Some of the short films I’ve been involved with have been showing at festivals all around the country. In particular, two films written by my pal Jimmy Monack have been getting serious attention.

“Charm City Rumpus” was just seen at the Reel Independent Film Extravaganza ( in Washington DC on Saturday October 12th, and was nominated in three categories. Our star Felicia was up for Best Actress in a Short and Eddie Furs got a nom for Best Supporting Actor in a Short. We also were considered for Best Narrative Short! While we didn’t walk away with any of them, we were all pretty happy to get these nominations.

This weekend a film I did this summer will be screened at the Boston International Kids Film Festival ( in Boston, MA (of course). We were all pretty proud of this 7-minute short, and I bet it will get some serious attention as Jimmy kicks off its festival tour in Boston. I really wish I could be there to see it on its way, but Jimmy will do a good job representing, I’m sure. I will keep you guys posted as this develops.

Student Films Are How I Give Back

I just got done shooting a comedy short for a film student at Drexel University in Philadelphia, PA. While they don’t generally pay, and usually doesn’t add to my reel, I feel it is still worth my time when I can spare it.

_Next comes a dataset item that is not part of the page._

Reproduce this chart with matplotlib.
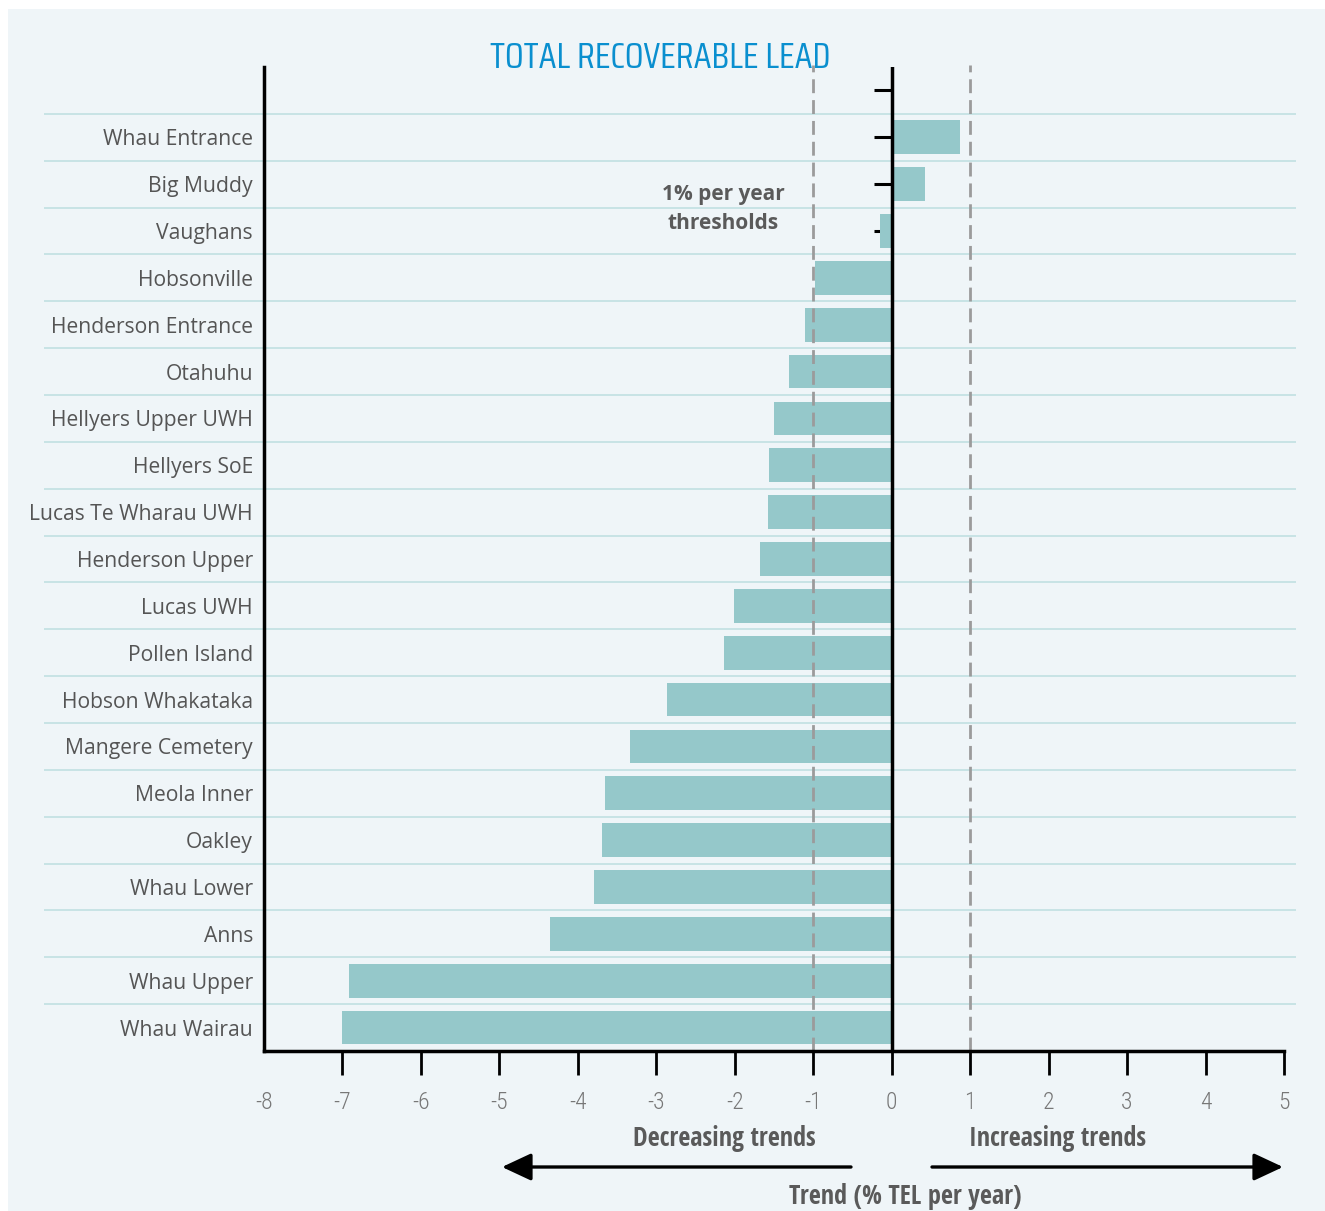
import matplotlib
matplotlib.use("Agg")
import matplotlib.pyplot as plt
from matplotlib.patches import Rectangle, FancyArrowPatch

# Site names (top to bottom) and trend values (% TEL per year)
sites = ["Whau Entrance", "Big Muddy", "Vaughans", "Hobsonville", "Henderson Entrance",
         "Otahuhu", "Hellyers Upper UWH", "Hellyers SoE", "Lucas Te Wharau UWH",
         "Henderson Upper", "Lucas UWH", "Pollen Island", "Hobson Whakataka",
         "Mangere Cemetery", "Meola Inner", "Oakley", "Whau Lower", "Anns",
         "Whau Upper", "Whau Wairau"]
trends = [0.87, 0.42, -0.15, -0.98, -1.10, -1.31, -1.50, -1.57, -1.58, -1.68,
          -2.01, -2.14, -2.87, -3.33, -3.66, -3.69, -3.80, -4.36, -6.92, -7.00]
thresholds = [-1, 1]
xticks = list(range(-8, 6))

W, H = 1325, 1211
bg = "#eff5f8"
bar_col = "#95c8ca"
grid_col = "#c4e2e3"
txt_col = "#5a5a5a"
cond = "Open Sans Condensed"

fig = plt.figure(figsize=(W / 100, H / 100), dpi=100, facecolor="white")
fig.patches.append(Rectangle((8 / W, 0), 1 - 8 / W, 1 - 9 / H, transform=fig.transFigure,
                             facecolor=bg, edgecolor="none", zorder=-5))

ax = fig.add_axes([264 / W, 1 - 1051 / H, (1284 - 264) / W, (1051 - 67) / H])
ax.set_facecolor("none")

y = list(range(len(sites)))
ax.barh(y, trends, height=0.72, color=bar_col, zorder=3)
ax.set_xlim(-8, 5)
ax.set_ylim(len(sites) - 0.5, -1.5)

# row separators running past the axes on both sides
ax.hlines([i - 0.5 for i in y], -10.81, 5.15, color=grid_col, lw=1.3, zorder=1, clip_on=False)

# zero axis with its little category ticks
ax.axvline(0, color="black", lw=2.5, zorder=5)
ax.hlines([-1] + y, -0.22, 0, color="black", lw=2.2, zorder=2)

# 1% thresholds
for t in thresholds:
    ax.plot([t, t], [len(sites) - 0.5, -1.55], color="#9b9b9b", lw=2,
            dashes=(5, 2.5), zorder=4, clip_on=False)

for s in ["top", "right"]:
    ax.spines[s].set_visible(False)
for s in ["left", "bottom"]:
    ax.spines[s].set_linewidth(2.5)
    ax.spines[s].set_zorder(6)

ax.set_yticks(y)
ax.set_yticklabels(sites, fontsize=15.2, color="#555555", family="Open Sans")
ax.tick_params(axis="y", length=0, pad=8)
ax.set_xticks(xticks)
ax.set_xticklabels([str(v) for v in xticks], fontsize=17, color="#777777",
                   family="Roboto Condensed", fontweight="light")
ax.tick_params(axis="x", length=17, width=2, direction="out", pad=12)
ax.xaxis.get_major_ticks()[0].tick1line.set_visible(False)

fig.text(660 / W, 1 - 58 / H, "TOTAL RECOVERABLE LEAD", ha="center", va="center",
         fontsize=26, color="#0a8fcf", family="Saira Condensed")
fig.text(723 / W, 1 - 209 / H, "1% per year\nthresholds", ha="center", va="center",
         fontsize=15, fontweight="bold", color=txt_col, linespacing=1.55, family="Open Sans")
fig.text(724 / W, 1 - 1139 / H, "Decreasing trends", ha="center", va="center",
         fontsize=18.8, fontweight="bold", color=txt_col, family=cond)
fig.text(1058 / W, 1 - 1139 / H, "Increasing trends", ha="center", va="center",
         fontsize=18.8, fontweight="bold", color=txt_col, family=cond)
fig.text(905 / W, 1 - 1197 / H, "Trend (% TEL per year)", ha="center", va="center",
         fontsize=18.8, fontweight="bold", color=txt_col, family=cond)

arrow_kw = dict(arrowstyle="-|>,head_length=0.9,head_width=0.42", color="black", lw=2.4,
                shrinkA=0, shrinkB=0, mutation_scale=20)
fig.add_artist(FancyArrowPatch((851 / W, 1 - 1167 / H), (502 / W, 1 - 1167 / H),
                               transform=fig.transFigure, **arrow_kw))
fig.add_artist(FancyArrowPatch((932 / W, 1 - 1167 / H), (1283 / W, 1 - 1167 / H),
                               transform=fig.transFigure, **arrow_kw))

fig.savefig("out.png", dpi=100, facecolor="white")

I like to help give the student real-world experience, by offering advice when they ask for it (which they do often enough). As a member of SAG-AFTRA, my involvement also gets them ready for an important part of making a film outside of college – paperwork. Every well-run film has paperwork, and the SAG Student Film Agreement is a great way to break them into that habit. They will also be very grateful for your help, and are almost always really nice. You really get the impression that they are happy you are there, as opposed to some productions that treat actors as a necessary evil.

And I don’t want to get sappy here, but these kids are the future of film making. If we don’t get involved and help out, what will happen to our industry? So, students of film, fellow actors, and movie-going audiences everywhere – you are welcome.